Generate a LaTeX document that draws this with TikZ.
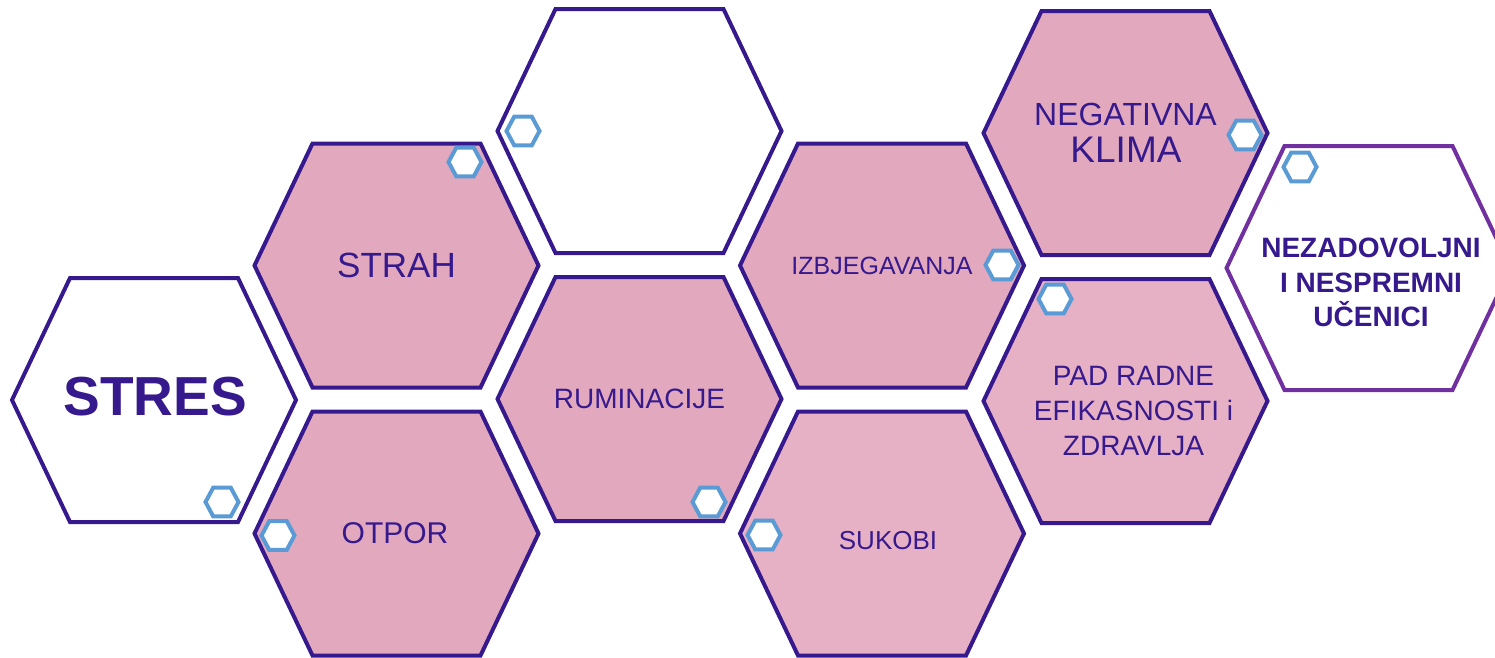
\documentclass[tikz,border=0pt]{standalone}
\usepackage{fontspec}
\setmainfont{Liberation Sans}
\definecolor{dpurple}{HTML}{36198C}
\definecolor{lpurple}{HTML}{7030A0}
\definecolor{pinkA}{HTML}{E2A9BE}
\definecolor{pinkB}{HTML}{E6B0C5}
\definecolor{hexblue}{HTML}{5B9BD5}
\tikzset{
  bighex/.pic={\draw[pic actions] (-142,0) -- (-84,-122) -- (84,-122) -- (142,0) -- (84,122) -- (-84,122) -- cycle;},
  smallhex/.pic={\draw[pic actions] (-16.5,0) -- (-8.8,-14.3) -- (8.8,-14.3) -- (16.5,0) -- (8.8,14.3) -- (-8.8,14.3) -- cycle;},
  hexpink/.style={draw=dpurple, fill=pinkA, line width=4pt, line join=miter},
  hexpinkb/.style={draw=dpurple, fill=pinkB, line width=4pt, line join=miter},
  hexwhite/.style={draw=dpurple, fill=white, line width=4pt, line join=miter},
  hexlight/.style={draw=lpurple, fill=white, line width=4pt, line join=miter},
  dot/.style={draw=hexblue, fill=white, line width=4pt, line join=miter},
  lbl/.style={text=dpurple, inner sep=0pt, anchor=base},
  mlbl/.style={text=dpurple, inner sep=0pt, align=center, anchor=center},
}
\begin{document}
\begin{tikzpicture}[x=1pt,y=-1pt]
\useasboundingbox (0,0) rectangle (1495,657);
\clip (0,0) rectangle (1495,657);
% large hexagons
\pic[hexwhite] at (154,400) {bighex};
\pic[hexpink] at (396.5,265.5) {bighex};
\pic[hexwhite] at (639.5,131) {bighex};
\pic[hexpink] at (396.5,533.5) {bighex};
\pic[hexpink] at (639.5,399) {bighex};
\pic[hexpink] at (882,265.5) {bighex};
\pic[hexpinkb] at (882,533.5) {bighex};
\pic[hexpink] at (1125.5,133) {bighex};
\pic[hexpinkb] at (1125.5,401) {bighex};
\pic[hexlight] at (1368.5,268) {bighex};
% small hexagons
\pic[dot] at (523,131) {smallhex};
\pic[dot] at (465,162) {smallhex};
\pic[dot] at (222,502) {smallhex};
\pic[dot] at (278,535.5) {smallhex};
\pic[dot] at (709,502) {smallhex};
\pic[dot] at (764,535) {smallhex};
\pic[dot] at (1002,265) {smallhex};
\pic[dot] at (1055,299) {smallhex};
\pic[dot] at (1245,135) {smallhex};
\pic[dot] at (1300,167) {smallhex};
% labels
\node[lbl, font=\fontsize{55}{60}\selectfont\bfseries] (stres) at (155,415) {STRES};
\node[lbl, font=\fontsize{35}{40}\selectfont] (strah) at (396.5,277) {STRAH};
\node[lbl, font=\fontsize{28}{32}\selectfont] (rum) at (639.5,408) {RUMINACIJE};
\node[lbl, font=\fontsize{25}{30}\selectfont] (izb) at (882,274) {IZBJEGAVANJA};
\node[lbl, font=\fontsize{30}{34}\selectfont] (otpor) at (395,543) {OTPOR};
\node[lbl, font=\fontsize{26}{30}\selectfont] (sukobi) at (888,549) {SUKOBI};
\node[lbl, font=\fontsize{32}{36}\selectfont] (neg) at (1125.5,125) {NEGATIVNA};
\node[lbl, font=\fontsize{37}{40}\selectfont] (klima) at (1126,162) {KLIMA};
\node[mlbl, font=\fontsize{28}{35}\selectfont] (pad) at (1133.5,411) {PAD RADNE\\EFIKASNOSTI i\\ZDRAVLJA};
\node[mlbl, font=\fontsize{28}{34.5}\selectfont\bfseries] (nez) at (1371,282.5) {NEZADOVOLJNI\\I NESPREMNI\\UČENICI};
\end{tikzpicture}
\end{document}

--*--

What is required: Set down the material above as is, without any pictures.

Exercise response:
Generate a LaTeX document that draws this with TikZ.
\documentclass[tikz,border=0pt]{standalone}
\usepackage{fontspec}
\setmainfont{Liberation Sans}
\definecolor{dpurple}{HTML}{36198C}
\definecolor{lpurple}{HTML}{7030A0}
\definecolor{pinkA}{HTML}{E2A9BE}
\definecolor{pinkB}{HTML}{E6B0C5}
\definecolor{hexblue}{HTML}{5B9BD5}
\tikzset{
  bighex/.pic={\draw[pic actions] (-142,0) -- (-84,-122) -- (84,-122) -- (142,0) -- (84,122) -- (-84,122) -- cycle;},
  smallhex/.pic={\draw[pic actions] (-16.5,0) -- (-8.8,-14.3) -- (8.8,-14.3) -- (16.5,0) -- (8.8,14.3) -- (-8.8,14.3) -- cycle;},
  hexpink/.style={draw=dpurple, fill=pinkA, line width=4pt, line join=miter},
  hexpinkb/.style={draw=dpurple, fill=pinkB, line width=4pt, line join=miter},
  hexwhite/.style={draw=dpurple, fill=white, line width=4pt, line join=miter},
  hexlight/.style={draw=lpurple, fill=white, line width=4pt, line join=miter},
  dot/.style={draw=hexblue, fill=white, line width=4pt, line join=miter},
  lbl/.style={text=dpurple, inner sep=0pt, anchor=base},
  mlbl/.style={text=dpurple, inner sep=0pt, align=center, anchor=center},
}
\begin{document}
\begin{tikzpicture}[x=1pt,y=-1pt]
\useasboundingbox (0,0) rectangle (1495,657);
\clip (0,0) rectangle (1495,657);
% large hexagons
\pic[hexwhite] at (154,400) {bighex};
\pic[hexpink] at (396.5,265.5) {bighex};
\pic[hexwhite] at (639.5,131) {bighex};
\pic[hexpink] at (396.5,533.5) {bighex};
\pic[hexpink] at (639.5,399) {bighex};
\pic[hexpink] at (882,265.5) {bighex};
\pic[hexpinkb] at (882,533.5) {bighex};
\pic[hexpink] at (1125.5,133) {bighex};
\pic[hexpinkb] at (1125.5,401) {bighex};
\pic[hexlight] at (1368.5,268) {bighex};
% small hexagons
\pic[dot] at (523,131) {smallhex};
\pic[dot] at (465,162) {smallhex};
\pic[dot] at (222,502) {smallhex};
\pic[dot] at (278,535.5) {smallhex};
\pic[dot] at (709,502) {smallhex};
\pic[dot] at (764,535) {smallhex};
\pic[dot] at (1002,265) {smallhex};
\pic[dot] at (1055,299) {smallhex};
\pic[dot] at (1245,135) {smallhex};
\pic[dot] at (1300,167) {smallhex};
% labels
\node[lbl, font=\fontsize{55}{60}\selectfont\bfseries] (stres) at (155,415) {STRES};
\node[lbl, font=\fontsize{35}{40}\selectfont] (strah) at (396.5,277) {STRAH};
\node[lbl, font=\fontsize{28}{32}\selectfont] (rum) at (639.5,408) {RUMINACIJE};
\node[lbl, font=\fontsize{25}{30}\selectfont] (izb) at (882,274) {IZBJEGAVANJA};
\node[lbl, font=\fontsize{30}{34}\selectfont] (otpor) at (395,543) {OTPOR};
\node[lbl, font=\fontsize{26}{30}\selectfont] (sukobi) at (888,549) {SUKOBI};
\node[lbl, font=\fontsize{32}{36}\selectfont] (neg) at (1125.5,125) {NEGATIVNA};
\node[lbl, font=\fontsize{37}{40}\selectfont] (klima) at (1126,162) {KLIMA};
\node[mlbl, font=\fontsize{28}{35}\selectfont] (pad) at (1133.5,411) {PAD RADNE\\EFIKASNOSTI i\\ZDRAVLJA};
\node[mlbl, font=\fontsize{28}{34.5}\selectfont\bfseries] (nez) at (1371,282.5) {NEZADOVOLJNI\\I NESPREMNI\\UČENICI};
\end{tikzpicture}
\end{document}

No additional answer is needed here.